### Exercise
Exact reproduction of the data is required, with images excluded.

====

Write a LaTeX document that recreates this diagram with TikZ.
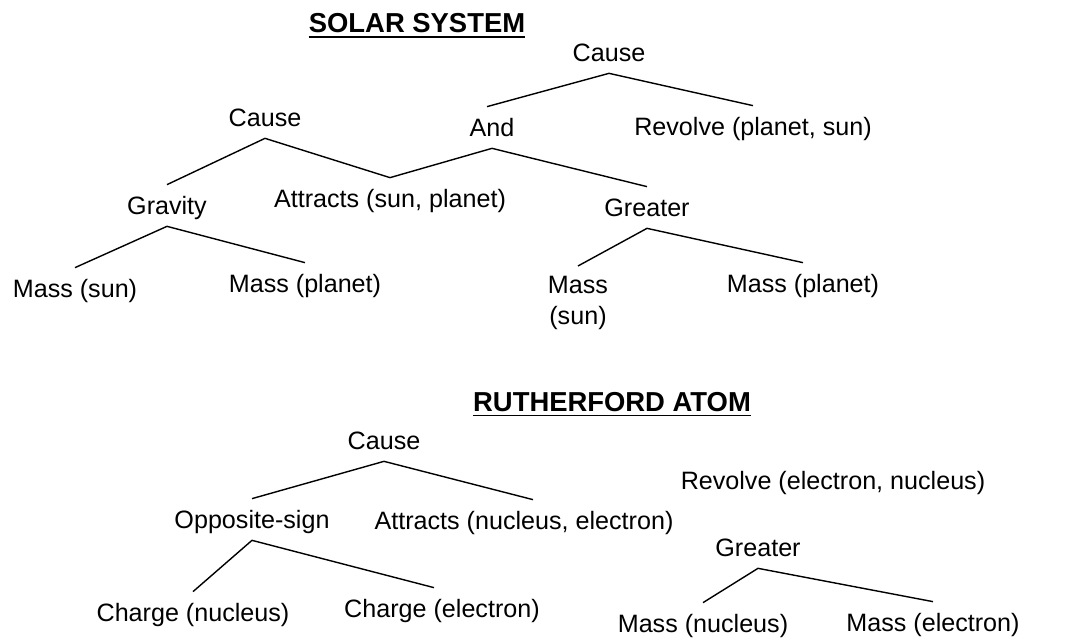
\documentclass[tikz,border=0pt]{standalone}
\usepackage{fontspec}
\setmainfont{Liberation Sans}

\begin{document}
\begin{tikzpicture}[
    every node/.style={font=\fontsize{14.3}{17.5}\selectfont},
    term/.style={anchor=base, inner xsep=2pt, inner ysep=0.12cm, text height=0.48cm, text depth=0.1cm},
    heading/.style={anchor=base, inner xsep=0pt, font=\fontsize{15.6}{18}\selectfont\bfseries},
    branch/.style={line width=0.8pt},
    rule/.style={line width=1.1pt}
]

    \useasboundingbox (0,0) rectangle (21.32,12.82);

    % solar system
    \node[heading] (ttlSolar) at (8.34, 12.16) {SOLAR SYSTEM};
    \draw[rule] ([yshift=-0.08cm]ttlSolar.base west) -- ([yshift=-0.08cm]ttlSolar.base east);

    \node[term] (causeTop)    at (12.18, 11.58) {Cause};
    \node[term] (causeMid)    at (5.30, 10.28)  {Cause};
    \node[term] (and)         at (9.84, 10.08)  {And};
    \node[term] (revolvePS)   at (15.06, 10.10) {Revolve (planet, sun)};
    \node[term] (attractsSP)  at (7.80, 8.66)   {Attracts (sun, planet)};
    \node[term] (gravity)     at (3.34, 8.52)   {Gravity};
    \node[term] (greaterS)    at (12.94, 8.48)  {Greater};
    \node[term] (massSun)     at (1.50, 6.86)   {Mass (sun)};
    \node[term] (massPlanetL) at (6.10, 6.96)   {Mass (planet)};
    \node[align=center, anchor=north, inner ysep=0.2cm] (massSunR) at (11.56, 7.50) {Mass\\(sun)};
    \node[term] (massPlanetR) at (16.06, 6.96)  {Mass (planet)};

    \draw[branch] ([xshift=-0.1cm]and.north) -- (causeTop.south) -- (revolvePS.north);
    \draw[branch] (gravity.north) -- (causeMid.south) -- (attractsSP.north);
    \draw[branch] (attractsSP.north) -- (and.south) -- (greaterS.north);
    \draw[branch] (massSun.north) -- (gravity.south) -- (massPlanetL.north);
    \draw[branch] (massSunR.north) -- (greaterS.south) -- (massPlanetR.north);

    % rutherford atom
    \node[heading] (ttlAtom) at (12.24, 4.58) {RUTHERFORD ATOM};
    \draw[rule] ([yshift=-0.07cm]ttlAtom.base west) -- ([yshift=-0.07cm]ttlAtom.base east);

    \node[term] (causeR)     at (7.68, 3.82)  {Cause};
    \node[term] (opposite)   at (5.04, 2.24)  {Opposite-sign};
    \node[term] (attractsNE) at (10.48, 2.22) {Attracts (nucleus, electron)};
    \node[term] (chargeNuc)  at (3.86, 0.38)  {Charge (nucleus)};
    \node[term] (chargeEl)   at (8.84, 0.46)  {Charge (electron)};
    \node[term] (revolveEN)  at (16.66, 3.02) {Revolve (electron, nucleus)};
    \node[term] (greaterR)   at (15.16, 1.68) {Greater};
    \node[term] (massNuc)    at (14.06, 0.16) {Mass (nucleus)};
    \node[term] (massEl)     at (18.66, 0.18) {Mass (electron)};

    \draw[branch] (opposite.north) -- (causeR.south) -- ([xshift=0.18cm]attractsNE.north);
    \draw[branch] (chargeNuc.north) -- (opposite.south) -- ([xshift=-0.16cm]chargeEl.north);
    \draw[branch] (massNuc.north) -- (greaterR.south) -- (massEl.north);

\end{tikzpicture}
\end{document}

====

### Exercise output
Write a LaTeX document that recreates this diagram with TikZ.
\documentclass[tikz,border=0pt]{standalone}
\usepackage{fontspec}
\setmainfont{Liberation Sans}

\begin{document}
\begin{tikzpicture}[
    every node/.style={font=\fontsize{14.3}{17.5}\selectfont},
    term/.style={anchor=base, inner xsep=2pt, inner ysep=0.12cm, text height=0.48cm, text depth=0.1cm},
    heading/.style={anchor=base, inner xsep=0pt, font=\fontsize{15.6}{18}\selectfont\bfseries},
    branch/.style={line width=0.8pt},
    rule/.style={line width=1.1pt}
]

    \useasboundingbox (0,0) rectangle (21.32,12.82);

    % solar system
    \node[heading] (ttlSolar) at (8.34, 12.16) {SOLAR SYSTEM};
    \draw[rule] ([yshift=-0.08cm]ttlSolar.base west) -- ([yshift=-0.08cm]ttlSolar.base east);

    \node[term] (causeTop)    at (12.18, 11.58) {Cause};
    \node[term] (causeMid)    at (5.30, 10.28)  {Cause};
    \node[term] (and)         at (9.84, 10.08)  {And};
    \node[term] (revolvePS)   at (15.06, 10.10) {Revolve (planet, sun)};
    \node[term] (attractsSP)  at (7.80, 8.66)   {Attracts (sun, planet)};
    \node[term] (gravity)     at (3.34, 8.52)   {Gravity};
    \node[term] (greaterS)    at (12.94, 8.48)  {Greater};
    \node[term] (massSun)     at (1.50, 6.86)   {Mass (sun)};
    \node[term] (massPlanetL) at (6.10, 6.96)   {Mass (planet)};
    \node[align=center, anchor=north, inner ysep=0.2cm] (massSunR) at (11.56, 7.50) {Mass\\(sun)};
    \node[term] (massPlanetR) at (16.06, 6.96)  {Mass (planet)};

    \draw[branch] ([xshift=-0.1cm]and.north) -- (causeTop.south) -- (revolvePS.north);
    \draw[branch] (gravity.north) -- (causeMid.south) -- (attractsSP.north);
    \draw[branch] (attractsSP.north) -- (and.south) -- (greaterS.north);
    \draw[branch] (massSun.north) -- (gravity.south) -- (massPlanetL.north);
    \draw[branch] (massSunR.north) -- (greaterS.south) -- (massPlanetR.north);

    % rutherford atom
    \node[heading] (ttlAtom) at (12.24, 4.58) {RUTHERFORD ATOM};
    \draw[rule] ([yshift=-0.07cm]ttlAtom.base west) -- ([yshift=-0.07cm]ttlAtom.base east);

    \node[term] (causeR)     at (7.68, 3.82)  {Cause};
    \node[term] (opposite)   at (5.04, 2.24)  {Opposite-sign};
    \node[term] (attractsNE) at (10.48, 2.22) {Attracts (nucleus, electron)};
    \node[term] (chargeNuc)  at (3.86, 0.38)  {Charge (nucleus)};
    \node[term] (chargeEl)   at (8.84, 0.46)  {Charge (electron)};
    \node[term] (revolveEN)  at (16.66, 3.02) {Revolve (electron, nucleus)};
    \node[term] (greaterR)   at (15.16, 1.68) {Greater};
    \node[term] (massNuc)    at (14.06, 0.16) {Mass (nucleus)};
    \node[term] (massEl)     at (18.66, 0.18) {Mass (electron)};

    \draw[branch] (opposite.north) -- (causeR.south) -- ([xshift=0.18cm]attractsNE.north);
    \draw[branch] (chargeNuc.north) -- (opposite.south) -- ([xshift=-0.16cm]chargeEl.north);
    \draw[branch] (massNuc.north) -- (greaterR.south) -- (massEl.north);

\end{tikzpicture}
\end{document}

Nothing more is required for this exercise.